Vous vous posez la question d’un art populaire ?

Il n’y a pas d’art populaire. C’est réducteur. Déjà « art contemporain » on a du mal, alors « art populaire »... Ça voudrait dire qu’on a une définition du peuple.

Vous vous préoccupez visiblement de pédagogie : il y a des médiateurs qui sont dans l’espace de l’exposition, au lieu de cartels explicatifs à côté des œuvres ; pourtant, les présentations d’œuvres dans le catalogue nous ont souvent parues à la fois savantes et convenues...

Oui. Mais vous savez, c’est tout à fait le problème du Plateau : il y a différents méta-langages, para-langages, et trouver l’intermédiaire là-dedans, c’est peut-être ce qui va être le plus difficile. La seule position que j’aie, c’est que je ne crois ni à l’élite ni à la masse. Dans l’affect, on a tous le même langage, pour le reste c’est plus compliqué. Donc il faudrait trouver l’affect là-dedans. Ce n’est pas simple de trouver ce langage, il va falloir encore y réfléchir. On a pensé mettre des médiateurs, parce que, dans un lieu comme celui-là, il faut des passeurs. Souvent, on découvre quelque chose par l’intermédiaire de quelqu’un, ça passe par cette confiance que vous avez dans un être humain. Ce qu’il faudrait commencer par obtenir, c’est que les gens se sentent bien dans ce lieu et y reviennent.
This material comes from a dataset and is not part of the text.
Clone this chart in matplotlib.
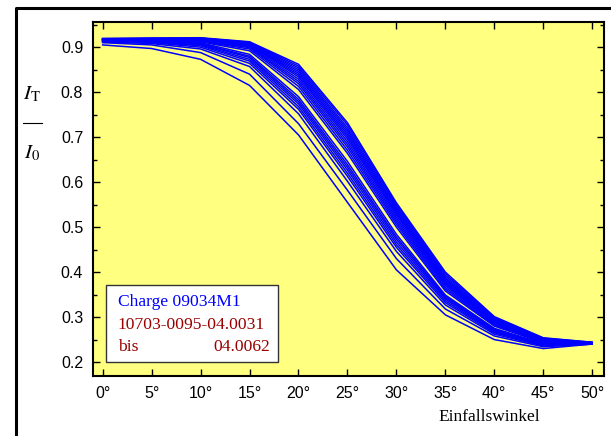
import matplotlib.pyplot as plt
from matplotlib.patches import Rectangle
from matplotlib.lines import Line2D

angles = [0, 5, 10, 15, 20, 25, 30, 35, 40, 45, 50]
xticklabels = ['0°', '5°', '10°', '15°', '20°', '25°', '30°', '35°', '40°', '45°', '50°']

# I_T / I_0 per sample, one row per measured piece
curves = [
    [0.905, 0.897, 0.873, 0.815, 0.705, 0.555, 0.405, 0.305, 0.250, 0.230, 0.240],
    [0.910, 0.905, 0.888, 0.840, 0.730, 0.582, 0.430, 0.318, 0.258, 0.234, 0.240],
    [0.912, 0.908, 0.896, 0.857, 0.752, 0.602, 0.446, 0.327, 0.262, 0.236, 0.240],
    [0.912, 0.910, 0.900, 0.864, 0.762, 0.613, 0.455, 0.332, 0.265, 0.237, 0.240],
    [0.913, 0.911, 0.903, 0.869, 0.768, 0.620, 0.461, 0.336, 0.267, 0.238, 0.241],
    [0.913, 0.912, 0.905, 0.873, 0.774, 0.627, 0.467, 0.340, 0.269, 0.239, 0.241],
    [0.914, 0.913, 0.907, 0.877, 0.779, 0.633, 0.473, 0.343, 0.271, 0.240, 0.241],
    [0.914, 0.913, 0.908, 0.880, 0.784, 0.639, 0.478, 0.346, 0.273, 0.240, 0.241],
    [0.915, 0.914, 0.910, 0.884, 0.790, 0.646, 0.484, 0.349, 0.275, 0.241, 0.241],
    [0.915, 0.915, 0.912, 0.892, 0.806, 0.664, 0.500, 0.358, 0.280, 0.243, 0.242],
    [0.916, 0.916, 0.913, 0.896, 0.813, 0.671, 0.506, 0.362, 0.282, 0.244, 0.242],
    [0.916, 0.916, 0.914, 0.899, 0.819, 0.678, 0.511, 0.366, 0.284, 0.245, 0.242],
    [0.916, 0.917, 0.915, 0.901, 0.824, 0.684, 0.516, 0.370, 0.286, 0.246, 0.242],
    [0.917, 0.917, 0.916, 0.903, 0.829, 0.690, 0.521, 0.373, 0.288, 0.247, 0.242],
    [0.917, 0.918, 0.917, 0.905, 0.834, 0.696, 0.526, 0.376, 0.289, 0.247, 0.243],
    [0.917, 0.918, 0.917, 0.906, 0.838, 0.701, 0.530, 0.379, 0.291, 0.248, 0.243],
    [0.918, 0.918, 0.918, 0.907, 0.842, 0.706, 0.534, 0.382, 0.292, 0.249, 0.243],
    [0.918, 0.919, 0.918, 0.908, 0.846, 0.711, 0.538, 0.385, 0.294, 0.250, 0.243],
    [0.918, 0.919, 0.919, 0.909, 0.850, 0.716, 0.542, 0.388, 0.295, 0.251, 0.243],
    [0.919, 0.919, 0.920, 0.910, 0.854, 0.721, 0.546, 0.392, 0.297, 0.252, 0.243],
    [0.919, 0.920, 0.920, 0.911, 0.858, 0.727, 0.550, 0.396, 0.299, 0.253, 0.244],
    [0.919, 0.920, 0.921, 0.912, 0.862, 0.732, 0.554, 0.400, 0.301, 0.254, 0.244],
]

yticks = [0.2, 0.3, 0.4, 0.5, 0.6, 0.7, 0.8, 0.9]
charge = 'Charge 09034M1'
first_id = '10703-0095-04.0031'
last_id = '04.0062'

plt.rcParams['mathtext.fontset'] = 'stix'

fig = plt.figure(figsize=(6.11, 4.36), dpi=100)
ax = fig.add_axes([0.152, 0.1376, 0.8365, 0.812])
ax.set_facecolor('#ffff80')

for c in curves:
    ax.plot(angles, c, color='#0000ff', lw=1.1)

ax.set_xlim(-1.0, 51.2)
ax.set_ylim(0.169, 0.956)
ax.set_xticks(angles)
ax.set_xticklabels(xticklabels)
ax.set_yticks(yticks)
ax.set_yticklabels(['%.1f' % v for v in yticks])
ax.set_yticks([0.2 + 0.05 * i for i in range(16)], minor=True)
ax.tick_params(which='both', direction='in', top=True, right=True,
               labelsize=11.5, colors='black', width=1.0)
ax.tick_params(which='major', length=5, pad=7)
ax.tick_params(which='minor', length=3)
for lab in ax.get_xticklabels() + ax.get_yticklabels():
    lab.set_family('Liberation Sans')
for s in ax.spines.values():
    s.set_linewidth(1.5)

# info box
ax.add_patch(Rectangle((0.0254, 0.0395), 0.337, 0.218, transform=ax.transAxes,
                       facecolor='white', edgecolor='#333333', lw=1.0, zorder=5))
tf = dict(transform=ax.transAxes, family='Liberation Serif', fontsize=12.6, zorder=6, va='center')
ax.text(0.049, 0.209, charge, color='#0000ff', **tf)
ax.text(0.049, 0.144, first_id, color='#990000', **tf)
ax.text(0.049, 0.081, 'bis', color='#990000', **tf)
ax.text(0.347, 0.081, last_id, color='#990000', ha='right', **tf)

# axis labels
fig.text(0.800, 0.043, 'Einfallswinkel', family='Liberation Serif', fontsize=12.5,
         ha='center', va='center')
fig.text(0.052, 0.785, r'$I_{\mathrm{T}}$', fontsize=15, ha='center', va='center')
fig.text(0.052, 0.648, r'$I_{0}$', fontsize=15, ha='center', va='center')
fig.add_artist(Line2D([0.037, 0.068], [0.717, 0.717], color='black', lw=0.8))

# outer frame (left and top edges)
fig.add_artist(Line2D([0.027, 0.027, 1.0], [0.0, 0.981, 0.981], color='black', lw=2.2))

fig.savefig('out.png', dpi=100)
Dans l’un de ses entretiens, Filliou explique qu’il en a assez de devoir s’expliquer lorsque les gens lui disent : « Ce que vous faites, ce n’est pas de l’art. » Il admet : « On comprend ce que les gens veulent dire. Moi, j’aime bien que les gens sachent s’y retrouver un petit peu, et s’ils ont l’habitude de considérer que ça n’est pas de l’art, on n’a qu’à trouver un autre mot. »

Je comprends tout à fait. L’art contemporain, c’est surtout du contemporain ! Il ne s’agit pas d’escamoter le mot « art », mais peut-être de le laisser de côté, pour que le rapport à l’œuvre puisse débuter d’une autre manière. Mais utiliser des médias trop simples, c’est aussi limiter le désir... Pour l’inauguration, on a mis un texte de Louis-René des Forêts, un extrait d’Ostinato, juste à l’entrée. Un nombre incroyable de gens ont trouvé ce texte sublime, se sont reconnus dans ce texte. Il a fallu ensuite le photocopier presque tous les jours, pour le diffuser... C’est comme ça dans nos vies, des petites choses sont dispersées, puis l’une nous ramène à ceci qui nous ramène à cela... Je crois que c’est en multipliant les expositions qu’on peut y arriver. J’ai eu une conversation avec quelqu’un du ministère de la Culture, qui me disait : « Faites deux expositions par an, et puis c’est bon... » Moi je leur ai dit non, ce sera quatre, quatre et demi, pour qu’il y ait le maximum de choses, un maximum d’entrées possibles.

Et puis, je préfère rester dans l’incertain. C’est ce qui est compliqué pour les institutions : il est difficile pour un conservateur de dire qu’il n’est pas sûr de son choix, qu’il n’est pas sûr de lui. On n’accepte pas la perte, le problème de l’art contemporain est là ! Pourquoi y a-t-il un ministère de la Culture et de la communication ? On intime à l’art de communiquer ; pourtant ce n’est pas de la communication, c’est de la résistance. C’est ce qui reste indéterminé. On a tellement peu de surfaces d’indéterminations aujourd’hui dans nos vies... Pendant le travail sur l’exposition, on s’affichait des phrases, et il y avait cette phrase qui était un peu la nôtre, le titre d’une pièce que Luigi Nono a composée en hommage à Tarkovski : « Il n’y a pas de chemin, il faut marcher. »

Post-scriptum

La prochaine exposition du Plateau, « Maquis », réunira des œuvres de Gary Hill, Julije Knifer, Fiorenza Menini, Yvan Salomone, Paola Yacoub et Michel Lasserre. Elle aura lieu du 18 septembre au 24 novembre 2002.